Where a line holds "chart", copy it.
• • • •
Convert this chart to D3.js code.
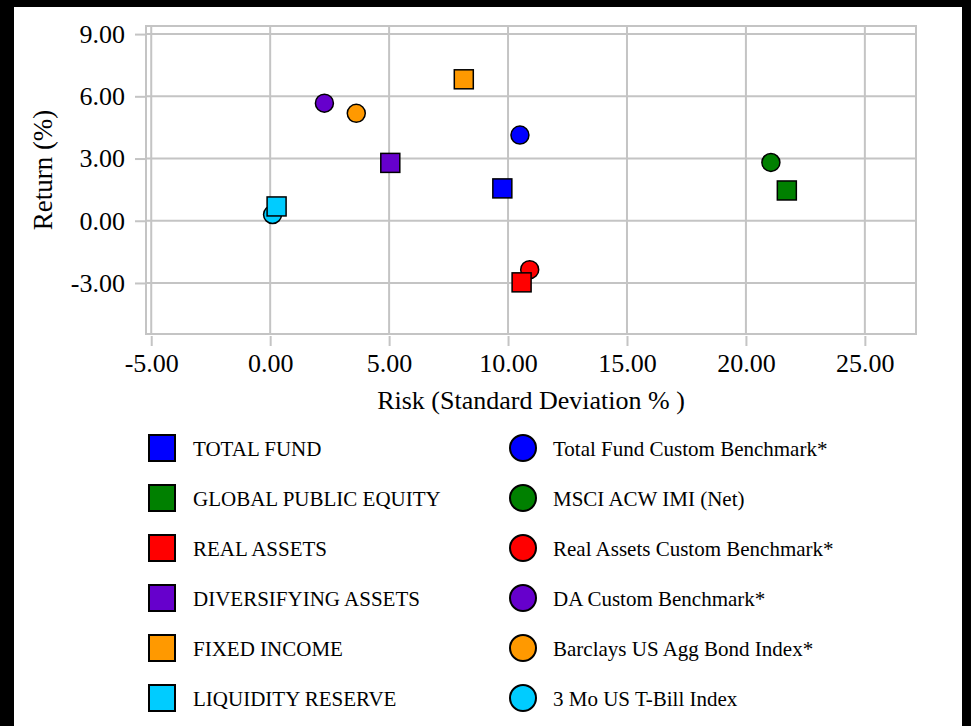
<!DOCTYPE html>
<html>
<head>
<meta charset="utf-8">
<script src="https://cdn.jsdelivr.net/npm/d3@7"></script>
<style>
  html, body { margin: 0; padding: 0; background: #000; }
  svg { display: block; }
  text { font-family: "Liberation Serif", "Times New Roman", serif; fill: #000; }
</style>
</head>
<body>
<div id="chart"></div>
<script>
// portfolios (squares) and their benchmarks (circles)
const portfolios = ["TOTAL FUND", "GLOBAL PUBLIC EQUITY", "REAL ASSETS", "DIVERSIFYING ASSETS", "FIXED INCOME", "LIQUIDITY RESERVE"];
const benchmarks = ["Total Fund Custom Benchmark*", "MSCI ACW IMI (Net)", "Real Assets Custom Benchmark*", "DA Custom Benchmark*", "Barclays US Agg Bond Index*", "3 Mo US T-Bill Index"];
const colors = ["#0000ff", "#008000", "#ff0000", "#6600cc", "#ff9900", "#00ccff"];

// risk (std dev %) and return (%)
const portRisk = [9.76, 21.72, 10.57, 5.05, 8.14, 0.27];
const portReturn = [1.56, 1.46, -2.97, 2.79, 6.82, 0.69];
const benchRisk = [10.50, 21.05, 10.91, 2.28, 3.62, 0.10];
const benchReturn = [4.13, 2.81, -2.36, 5.67, 5.18, 0.30];

const xTicks = [-5, 0, 5, 10, 15, 20, 25];
const yTicks = [-3, 0, 3, 6, 9];

const W = 971, H = 726;

const svg = d3.select("#chart").append("svg")
    .attr("width", W)
    .attr("height", H);

// black frame around white page
svg.append("rect").attr("width", W).attr("height", H).attr("fill", "#000");
svg.append("rect").attr("x", 14).attr("y", 7).attr("width", 948).attr("height", H).attr("fill", "#fff");

const x = d3.scaleLinear().domain([-5.22, 27.15]).range([146, 916]);
const y = d3.scaleLinear().domain([-5.46, 9.39]).range([334, 26]);

const grey = "#c4c4c4";
// plain hyphen for negatives, like the original
const fmt = d => d.toFixed(2);

// gridlines
svg.append("g").selectAll("line.vx")
    .data(xTicks).enter().append("line")
    .attr("x1", d => x(d)).attr("x2", d => x(d))
    .attr("y1", y.range()[1]).attr("y2", y.range()[0])
    .attr("stroke", grey).attr("stroke-width", 2);

svg.append("g").selectAll("line.hy")
    .data(yTicks).enter().append("line")
    .attr("x1", x.range()[0]).attr("x2", x.range()[1])
    .attr("y1", d => y(d)).attr("y2", d => y(d))
    .attr("stroke", grey).attr("stroke-width", 2);

// plot frame
svg.append("rect")
    .attr("x", x.range()[0]).attr("y", y.range()[1])
    .attr("width", x.range()[1] - x.range()[0])
    .attr("height", y.range()[0] - y.range()[1])
    .attr("fill", "none").attr("stroke", grey).attr("stroke-width", 2);

// axes
const xAxis = d3.axisBottom(x).tickValues(xTicks).tickFormat(fmt)
    .tickSize(10).tickPadding(8);
const gx = svg.append("g").attr("transform", `translate(0,${y.range()[0] + 2})`).call(xAxis);
gx.select(".domain").remove();
gx.selectAll(".tick line").attr("stroke", grey).attr("stroke-width", 2);
gx.selectAll(".tick text").style("font-size", "26px").attr("fill", "#000")
    .style("font-family", "'Liberation Serif', serif");

const yAxis = d3.axisLeft(y).tickValues(yTicks).tickFormat(fmt)
    .tickSize(10).tickPadding(10);
const gy = svg.append("g").attr("transform", `translate(${x.range()[0] - 1},0)`).call(yAxis);
gy.select(".domain").remove();
gy.selectAll(".tick line").attr("stroke", grey).attr("stroke-width", 2);
gy.selectAll(".tick text").style("font-size", "26px").attr("fill", "#000")
    .style("font-family", "'Liberation Serif', serif");

// axis titles
svg.append("text")
    .attr("x", (x.range()[0] + x.range()[1]) / 2)
    .attr("y", 409)
    .attr("text-anchor", "middle")
    .style("font-size", "26px")
    .text("Risk (Standard Deviation % )");

svg.append("text")
    .attr("transform", `translate(52,170) rotate(-90)`)
    .attr("text-anchor", "middle")
    .style("font-size", "27px")
    .text("Return (%)");

// benchmarks as circles (drawn first, squares sit on top)
svg.append("g").selectAll("circle")
    .data(benchmarks).enter().append("circle")
    .attr("cx", (d, i) => x(benchRisk[i]))
    .attr("cy", (d, i) => y(benchReturn[i]))
    .attr("r", 9)
    .attr("fill", (d, i) => colors[i])
    .attr("stroke", "#000").attr("stroke-width", 1.5);

const sq = 19;
svg.append("g").selectAll("rect")
    .data(portfolios).enter().append("rect")
    .attr("x", (d, i) => x(portRisk[i]) - sq / 2)
    .attr("y", (d, i) => y(portReturn[i]) - sq / 2)
    .attr("width", sq).attr("height", sq)
    .attr("fill", (d, i) => colors[i])
    .attr("stroke", "#000").attr("stroke-width", 1.5);

// legend
const rowY = d3.scaleLinear().domain([0, 1]).range([448, 498]);
const leg = svg.append("g");

leg.selectAll("rect")
    .data(portfolios).enter().append("rect")
    .attr("x", 149).attr("y", (d, i) => rowY(i) - 13)
    .attr("width", 26).attr("height", 26)
    .attr("fill", (d, i) => colors[i])
    .attr("stroke", "#000").attr("stroke-width", 2);

leg.selectAll("text.p")
    .data(portfolios).enter().append("text")
    .attr("x", 193).attr("y", (d, i) => rowY(i) + 8)
    .style("font-size", "21px")
    .text(d => d);

leg.selectAll("circle")
    .data(benchmarks).enter().append("circle")
    .attr("cx", 523).attr("cy", (d, i) => rowY(i))
    .attr("r", 13)
    .attr("fill", (d, i) => colors[i])
    .attr("stroke", "#000").attr("stroke-width", 2);

leg.selectAll("text.b")
    .data(benchmarks).enter().append("text")
    .attr("x", 553).attr("y", (d, i) => rowY(i) + 8)
    .style("font-size", "21px")
    .text(d => d);
</script>
</body>
</html>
• • • •
THE OUTPUT.
Convert this chart to D3.js code.
<div id="chart"></div>
const svg = d3.select("#chart").append("svg")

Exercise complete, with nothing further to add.